Centum Investment Managing Director James Mworia said the funds could be raised in the form of a Corporate Bond and will be used to take advantage of opportunities created by the global economic downturn.
“I cannot divulge any details so far but will be making the announcement in February on how much we will be seeking to raise and within which time period we will be seeking to do this,” Mr Mworia said.
He said the total figure needed will become apparent once the company’s strategic plan is ready.
“Centum’s balance sheet is strong at over Sh8.4 billion and with no debts. But to make good gains we need to leverage it by acquiring debt through borrowing,” he explained.
Mr Mworia said this fact has placed the investment company at a huge advantage at a time when valuations are coming down, investment opportunities increasing and traditional local and foreign investors who compete with Centum for opportunities are scaling back.
Speaking after the company’s Annual General Meeting on Wednesday, he explained that the current global financial crisis had created an excellent opportunity for the company to increase its investment activity and expand its foot print within sub-Saharan Africa.
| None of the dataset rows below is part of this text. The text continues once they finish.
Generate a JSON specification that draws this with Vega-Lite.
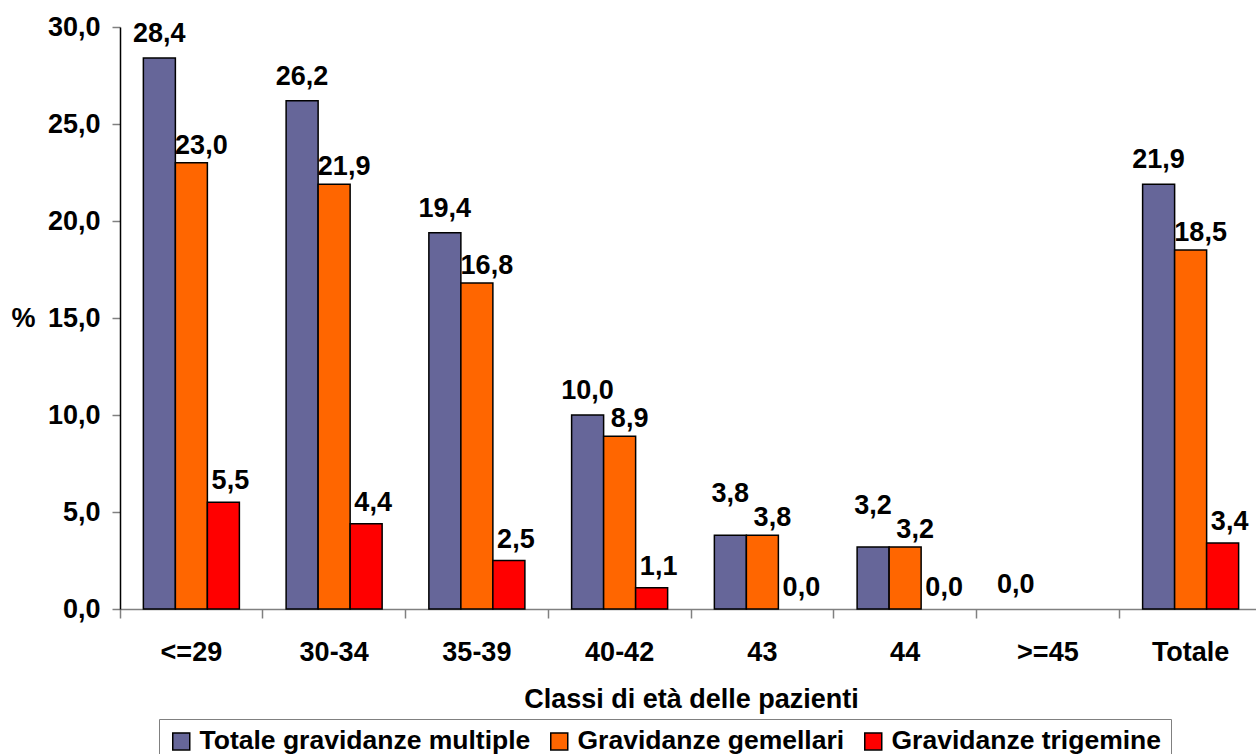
{
  "$schema": "https://vega.github.io/schema/vega-lite/v6.json",
  "autosize": "none",
  "padding": {"left": 120, "top": 27, "right": 0, "bottom": 145},
  "width": 1142,
  "height": 582,
  "background": "white",
  "config": {
    "view": {"stroke": null},
    "font": "Liberation Sans",
    "locale": {"number": {"decimal": ",", "thousands": ".", "grouping": [3], "currency": ["€", ""]}}
  },
  "data": {
    "values": [
      {"Classe": "<=29", "Serie": "Totale gravidanze multiple", "Valore": 28.4},
      {"Classe": "<=29", "Serie": "Gravidanze gemellari", "Valore": 23.0},
      {"Classe": "<=29", "Serie": "Gravidanze trigemine", "Valore": 5.5},
      {"Classe": "30-34", "Serie": "Totale gravidanze multiple", "Valore": 26.2},
      {"Classe": "30-34", "Serie": "Gravidanze gemellari", "Valore": 21.9},
      {"Classe": "30-34", "Serie": "Gravidanze trigemine", "Valore": 4.4},
      {"Classe": "35-39", "Serie": "Totale gravidanze multiple", "Valore": 19.4},
      {"Classe": "35-39", "Serie": "Gravidanze gemellari", "Valore": 16.8},
      {"Classe": "35-39", "Serie": "Gravidanze trigemine", "Valore": 2.5},
      {"Classe": "40-42", "Serie": "Totale gravidanze multiple", "Valore": 10.0},
      {"Classe": "40-42", "Serie": "Gravidanze gemellari", "Valore": 8.9},
      {"Classe": "40-42", "Serie": "Gravidanze trigemine", "Valore": 1.1},
      {"Classe": "43", "Serie": "Totale gravidanze multiple", "Valore": 3.8},
      {"Classe": "43", "Serie": "Gravidanze gemellari", "Valore": 3.8},
      {"Classe": "43", "Serie": "Gravidanze trigemine", "Valore": 0.0},
      {"Classe": "44", "Serie": "Totale gravidanze multiple", "Valore": 3.2},
      {"Classe": "44", "Serie": "Gravidanze gemellari", "Valore": 3.2},
      {"Classe": "44", "Serie": "Gravidanze trigemine", "Valore": 0.0},
      {"Classe": ">=45", "Serie": "Totale gravidanze multiple", "Valore": 0.0},
      {"Classe": ">=45", "Serie": "Gravidanze gemellari", "Valore": 0.0},
      {"Classe": ">=45", "Serie": "Gravidanze trigemine", "Valore": 0.0},
      {"Classe": "Totale", "Serie": "Totale gravidanze multiple", "Valore": 21.9},
      {"Classe": "Totale", "Serie": "Gravidanze gemellari", "Valore": 18.5},
      {"Classe": "Totale", "Serie": "Gravidanze trigemine", "Valore": 3.4}
    ]
  },
  "encoding": {
    "x": {
      "field": "Classe", "type": "nominal",
      "sort": ["<=29", "30-34", "35-39", "40-42", "43", "44", ">=45", "Totale"],
      "scale": {"domain": ["<=29", "30-34", "35-39", "40-42", "43", "44", ">=45", "Totale"], "paddingInner": 0, "paddingOuter": 0},
      "axis": {
        "title": "Classi di età delle pazienti",
        "titleFont": "Liberation Sans", "titleFontSize": 27, "titleFontWeight": "bold", "titleColor": "black",
        "titlePadding": 21,
        "labelAngle": 0, "labelFontSize": 27, "labelFontWeight": "bold", "labelColor": "black", "labelPadding": 21,
        "bandPosition": 0, "tickSize": 9, "tickColor": "#808080", "tickWidth": 1.5,
        "domainColor": "#808080", "domainWidth": 1.5, "grid": false
      }
    },
    "xOffset": {"field": "Serie", "type": "nominal", "sort": ["Totale gravidanze multiple", "Gravidanze gemellari", "Gravidanze trigemine"], "scale": {"domain": ["Totale gravidanze multiple", "Gravidanze gemellari", "Gravidanze trigemine"], "paddingInner": 0, "paddingOuter": 0.73}},
    "y": {
      "field": "Valore", "type": "quantitative",
      "scale": {"domain": [0, 30], "nice": false},
      "axis": {
        "values": [0, 5, 10, 15, 20, 25, 30], "format": ".1f",
        "title": "%", "titleAngle": 0, "titleFontSize": 27, "titleFontWeight": "bold", "titleColor": "black",
        "titleX": -109, "titleY": 291, "titleAlign": "left", "titleBaseline": "middle",
        "labelFontSize": 27, "labelFontWeight": "bold", "labelColor": "black", "labelPadding": 12,
        "tickSize": 8, "tickColor": "#808080", "tickWidth": 1.5,
        "domainColor": "black", "domainWidth": 1.5, "grid": false
      }
    }
  },
  "layer": [
    {
      "transform": [{"filter": "datum.Valore > 0"}],
      "mark": {"type": "bar", "stroke": "black", "strokeWidth": 1.5},
      "encoding": {
        "color": {
          "field": "Serie", "type": "nominal",
          "sort": ["Totale gravidanze multiple", "Gravidanze gemellari", "Gravidanze trigemine"],
          "scale": {"domain": ["Totale gravidanze multiple", "Gravidanze gemellari", "Gravidanze trigemine"], "range": ["#666699", "#FF6600", "#FF0000"]},
          "legend": {
            "title": null, "orient": "none", "direction": "horizontal",
            "legendX": 39, "legendY": 692,
            "symbolType": "square", "symbolSize": 289, "symbolStrokeColor": "black", "symbolStrokeWidth": 1.5,
            "labelFontSize": 26.5, "labelFontWeight": "bold", "labelColor": "black", "labelOffset": 5,
            "columnPadding": 15, "strokeColor": "#808080", "padding": 9, "fillColor": "white",
            "labelLimit": 600
          }
        }
      }
    },
    {
      "transform": [{"filter": "datum.Serie == 'Totale gravidanze multiple' && datum.Classe != '43' && datum.Classe != '44'"}],
      "mark": {"type": "text", "baseline": "alphabetic", "dy": -16, "fontSize": 27, "fontWeight": "bold", "color": "black"},
      "encoding": {"text": {"field": "Valore", "type": "quantitative", "format": ".1f"}}
    },
    {
      "transform": [{"filter": "datum.Serie == 'Totale gravidanze multiple' && (datum.Classe == '43' || datum.Classe == '44')"}],
      "mark": {"type": "text", "baseline": "alphabetic", "dy": -33, "fontSize": 27, "fontWeight": "bold", "color": "black"},
      "encoding": {"text": {"field": "Valore", "type": "quantitative", "format": ".1f"}}
    },
    {
      "transform": [{"filter": "datum.Serie == 'Gravidanze gemellari' && datum.Classe != '>=45'"}],
      "mark": {"type": "text", "baseline": "alphabetic", "dx": 10, "dy": -9, "fontSize": 27, "fontWeight": "bold", "color": "black"},
      "encoding": {"text": {"field": "Valore", "type": "quantitative", "format": ".1f"}}
    },
    {
      "transform": [{"filter": "datum.Serie == 'Gravidanze trigemine' && datum.Classe != '>=45'"}],
      "mark": {"type": "text", "baseline": "alphabetic", "dx": 7, "dy": -13, "fontSize": 27, "fontWeight": "bold", "color": "black"},
      "encoding": {"text": {"field": "Valore", "type": "quantitative", "format": ".1f"}}
    }
  ]
}
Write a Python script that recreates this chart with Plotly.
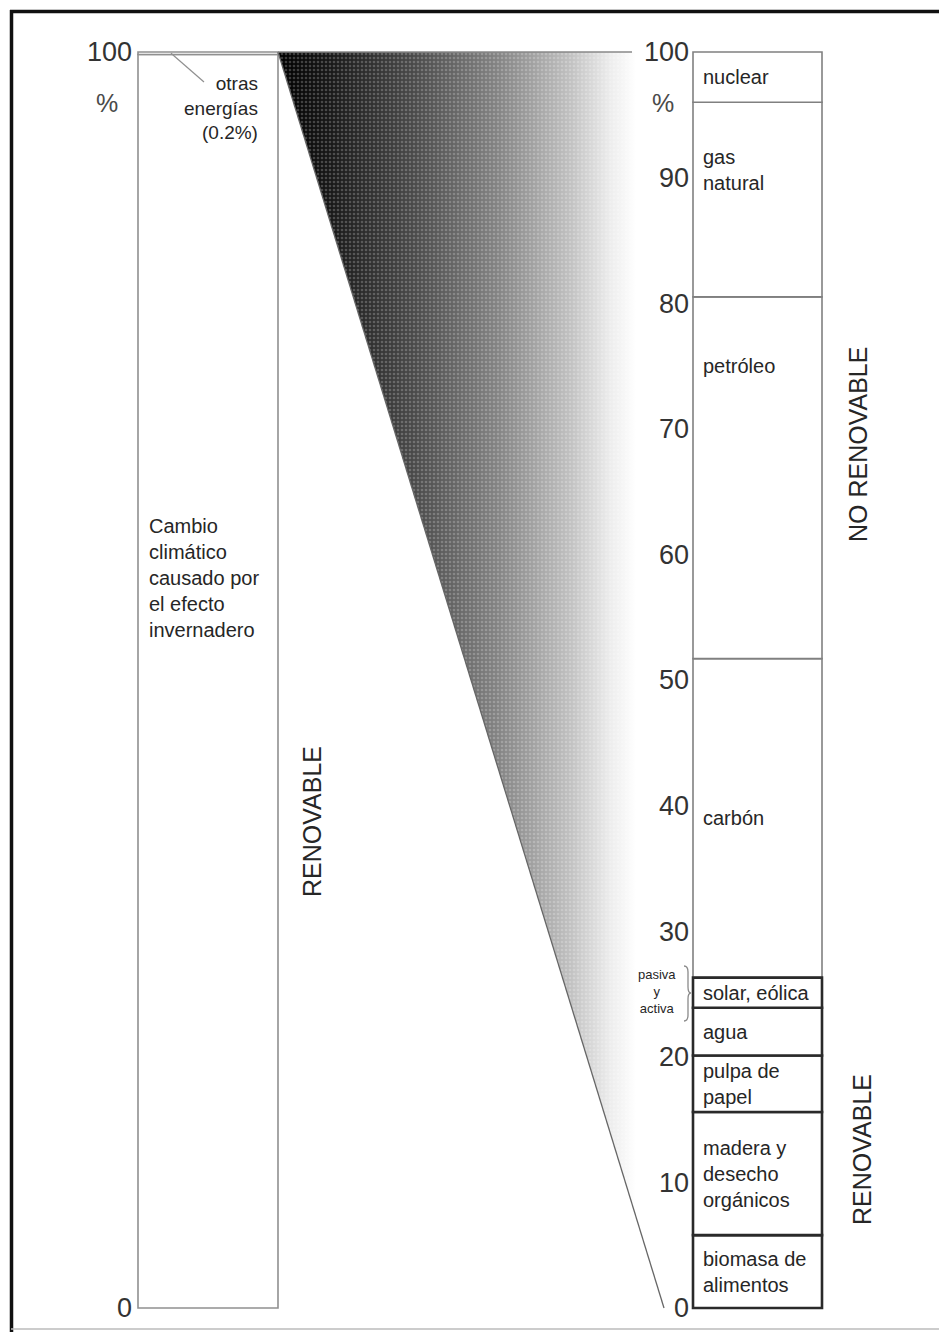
import plotly.graph_objects as go

# ---------------- data ----------------
left_categories = ["Cambio<br>climático<br>causado por<br>el efecto<br>invernadero", "otras<br>energías<br>(0.2%)"]
left_values = [99.8, 0.2]

right_categories = ["biomasa de<br>alimentos", "madera y<br>desecho<br>orgánicos", "pulpa de<br>papel",
                    "agua", "solar, eólica", "carbón", "petróleo", "gas<br>natural", "nuclear"]
right_values = [5.8, 9.8, 4.5, 3.8, 2.4, 25.4, 28.8, 15.5, 4.0]
right_renewable = [True, True, True, True, True, False, False, False, False]

right_tick_values = [0, 10, 20, 30, 40, 50, 60, 70, 80, 90, 100]
left_tick_values = [0, 100]

# ---------------- layout constants ----------------
# The page body has an 8 px margin, so canvas positions are given in
# reference-picture pixels and shifted by OFF.
OFF = 8
W, H = 947 - OFF, 1332 - OFF
PX0, PX100 = 1308, 52              # reference pixel rows of 0 % and 100 %
PPU = (PX0 - PX100) / 100.0
y_top = (PX0 - OFF) / PPU
y_bot = -(H - (PX0 - OFF)) / PPU


def X(px):
    return px - OFF


def yv(px):
    """reference pixel row -> axis value"""
    return (PX0 - px) / PPU


def pf_x(px):
    return (px - OFF) / W


def pf_y(py):
    return 1 - (py - OFF) / H


LB_X0, LB_X1 = 138, 278     # left bar
RB_X0, RB_X1 = 693, 822     # right bar
WEDGE_R = 636               # right edge of the shaded wedge at top
APEX_X = 664

FONT = "Liberation Sans, Arial, sans-serif"
TXT = "#262626"

fig = go.Figure()

total_left = sum(left_values)

# ---------------- shaded wedge ----------------
wx = [X(LB_X1), X(WEDGE_R), X(APEX_X), X(LB_X1)]
wy = [total_left, total_left, 0, total_left]
fig.add_trace(go.Scatter(
    x=wx, y=wy, mode="lines", fill="toself", line=dict(width=0, color="rgba(0,0,0,0)"),
    fillgradient=dict(type="horizontal", start=X(LB_X1), stop=X(WEDGE_R),
                      colorscale=[[0, "#000000"], [0.14, "#171717"], [0.38, "#4a4a4a"],
                                  [0.62, "#858585"], [0.82, "#c2c2c2"], [0.93, "#ededed"],
                                  [1, "#ffffff"]]),
    hoverinfo="skip", showlegend=False))
# stipple texture over the gradient
fig.add_trace(go.Scatter(
    x=wx, y=wy, mode="lines", fill="toself", line=dict(width=0, color="rgba(0,0,0,0)"),
    fillcolor="rgba(0,0,0,0)",
    fillpattern=dict(shape=".", fgcolor="rgba(255,255,255,0.45)", size=4, solidity=0.35),
    hoverinfo="skip", showlegend=False))
# diagonal edge
fig.add_trace(go.Scatter(x=[X(LB_X1), X(APEX_X)], y=[total_left, 0], mode="lines",
                         line=dict(color="#666666", width=1.3), hoverinfo="skip", showlegend=False))
# top edge line of wedge
fig.add_trace(go.Scatter(x=[X(LB_X1), X(WEDGE_R - 4)], y=[total_left, total_left], mode="lines",
                         line=dict(color="#888888", width=1.5), hoverinfo="skip", showlegend=False))

# ---------------- left bar ----------------
base = 0.0
for cat, val in zip(left_categories, left_values):
    fig.add_trace(go.Bar(x=[X((LB_X0 + LB_X1) / 2)], y=[val], base=[base], width=[LB_X1 - LB_X0],
                         marker=dict(color="white", line=dict(color="#909090", width=1.6)),
                         name=cat.replace("<br>", " "), showlegend=False, hoverinfo="skip"))
    base += val

# ---------------- right bar (on the right-hand axis) ----------------
cum = [0.0]
for v in right_values:
    cum.append(cum[-1] + v)

order = [i for i in range(len(right_values)) if not right_renewable[i]] + \
        [i for i in range(len(right_values)) if right_renewable[i]]
for i in order:
    ren = right_renewable[i]
    fig.add_trace(go.Bar(x=[X((RB_X0 + RB_X1) / 2)], y=[right_values[i]], base=[cum[i]],
                         width=[RB_X1 - RB_X0], yaxis="y2",
                         marker=dict(color="white",
                                     line=dict(color="#2a2a2a" if ren else "#808080",
                                               width=2.6 if ren else 1.6)),
                         name=right_categories[i].replace("<br>", " "),
                         showlegend=False, hoverinfo="skip"))

# segment labels
top_offsets = {"gas<br>natural": 42, "petróleo": 56}
for i, cat in enumerate(right_categories):
    if cat in top_offsets:
        fig.add_annotation(x=X(RB_X0 + 8), y=cum[i + 1], xref="x", yref="y", text=cat,
                           xanchor="left", yanchor="top", yshift=-top_offsets[cat],
                           align="left", showarrow=False,
                           font=dict(family=FONT, size=20, color=TXT))
    else:
        fig.add_annotation(x=X(RB_X0 + 8), y=(cum[i] + cum[i + 1]) / 2, xref="x", yref="y", text=cat,
                           xanchor="left", yanchor="middle", align="left", showarrow=False,
                           font=dict(family=FONT, size=20, color=TXT))

# left bar labels
fig.add_annotation(x=X(LB_X0 + 9), y=yv(578), text=left_categories[0], xanchor="left", yanchor="middle",
                   align="left", showarrow=False, font=dict(family=FONT, size=20, color=TXT))
fig.add_annotation(x=X(LB_X1 - 18), y=yv(108), text=left_categories[1], xanchor="right", yanchor="middle",
                   align="right", showarrow=False, font=dict(family=FONT, size=19, color=TXT))
fig.add_shape(type="line", xref="x", yref="y", x0=X(171), y0=total_left - left_values[1] / 2,
              x1=X(204), y1=yv(82), line=dict(color="#909090", width=1.2))

# percent signs
for xp in (107, 663):
    fig.add_annotation(x=X(xp), y=yv(103), text="%", showarrow=False,
                       font=dict(family=FONT, size=25, color="#4a4a4a"))

# pasiva y activa + brace
fig.add_annotation(x=X(657), y=yv(991), text="pasiva<br>y<br>activa", showarrow=False, align="center",
                   font=dict(family=FONT, size=13, color=TXT))
bx, by0, bym, by1 = X(684), yv(966), yv(993), yv(1021)
bxm = X(688)
brace = (f"M {bx},{by0} Q {bxm},{by0} {bxm},{yv(972)} L {bxm},{yv(987)} "
         f"Q {bxm},{bym} {X(691)},{bym} Q {bxm},{bym} {bxm},{yv(999)} "
         f"L {bxm},{yv(1015)} Q {bxm},{by1} {bx},{by1}")
fig.add_shape(type="path", xref="x", yref="y", path=brace, line=dict(color="#8a8a8a", width=1.3))

# vertical titles
fig.add_annotation(x=X(312), y=yv(822), text="RENOVABLE", textangle=-90, showarrow=False,
                   font=dict(family=FONT, size=25, color=TXT))
fig.add_annotation(x=X(858), y=yv(445), text="NO RENOVABLE", textangle=-90, showarrow=False,
                   font=dict(family=FONT, size=25, color=TXT))
fig.add_annotation(x=X(862), y=yv(1150), text="RENOVABLE", textangle=-90, showarrow=False,
                   font=dict(family=FONT, size=25, color=TXT))

# frame
fig.add_shape(type="line", xref="paper", yref="paper", x0=pf_x(10), x1=pf_x(945), y0=pf_y(11.5), y1=pf_y(11.5),
              line=dict(color="#111111", width=3.5))
fig.add_shape(type="line", xref="paper", yref="paper", x0=pf_x(11.5), x1=pf_x(11.5), y0=pf_y(10), y1=0,
              line=dict(color="#111111", width=3.5))
fig.add_shape(type="line", xref="paper", yref="paper", x0=pf_x(11), x1=pf_x(944), y0=pf_y(1329), y1=pf_y(1329),
              line=dict(color="#bbbbbb", width=1.5))
fig.add_shape(type="line", xref="paper", yref="paper", x0=pf_x(942), x1=pf_x(942), y0=pf_y(10), y1=0,
              line=dict(color="#dddddd", width=1.5))

tickfont = dict(family=FONT, size=27, color="#333333")
fig.update_layout(
    width=W, height=H, margin=dict(l=0, r=0, t=0, b=0),
    paper_bgcolor="white", plot_bgcolor="white", showlegend=False, barmode="overlay",
    xaxis=dict(range=[0, W], visible=False, fixedrange=True),
    yaxis=dict(range=[y_bot, y_top], anchor="free", position=pf_x(132), side="left",
               tickmode="array", tickvals=left_tick_values, ticktext=[str(v) for v in left_tick_values],
               showgrid=False, zeroline=False, showline=False, ticks="", tickfont=tickfont,
               fixedrange=True),
    yaxis2=dict(range=[y_bot, y_top], overlaying="y", anchor="free", position=pf_x(689), side="left",
                tickmode="array", tickvals=right_tick_values, ticktext=[str(v) for v in right_tick_values],
                showgrid=False, zeroline=False, showline=False, ticks="", tickfont=tickfont,
                fixedrange=True),
)

fig.write_html("out.html")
“We are not going to be bound by geographical boundaries but the opportunities that will present within the region and so far we have seen opportunities in financial services, manufacturing and in the power sector,” Mworia stated.
Mworia explained that though the Nairobi Stock Exchange had lost 32 percent of its value last year, Centum lost lower at 30 percent adding that whereas portfolios of most private equity firms were hurting, Centum’s portfolio companies had done very well owing to the unique competitive advantages they posses and their limited exposure to debt.
“Centum sees enormous opportunities in the market for buyouts, investment of the growth capital and recapitalisation of over-leveraged balance sheet across sub-Saharan Africa,” he said.
Meanwhile the firm is expressing confidence that its investment in the struggling Rift Valley Railways (RVR) was worth its while.
Centum Investment Manager and Company Secretary David Owino explained that the investment into RVR stands at only four percent which would be minimal loss if the concessionaire does not succeed.
“If worse comes to worst, for example, the government revokes the concession for whatever reason our portfolio might move from Sh8.4 billion to Sh8 billion, so its just four percent and we are in the regions of making profits of Sh1 billion and over. Most of our company’s performances record 25 percent in earnings year on year so it’s a hit we can take and still pay dividends,” Mr Owino explained
He further pointed out that the company was having meetings and talks with government to ensure that all is well.
“Our investment in RVR is about Sh350 million and we have shares outstanding 550 million shares so on a ‘per share basis’ this loss will be approximately 60 or 70 cents,” Mr Mworia reiterated.
He further noted that infrastructure investments are of a long term nature and they sometimes face such difficulty.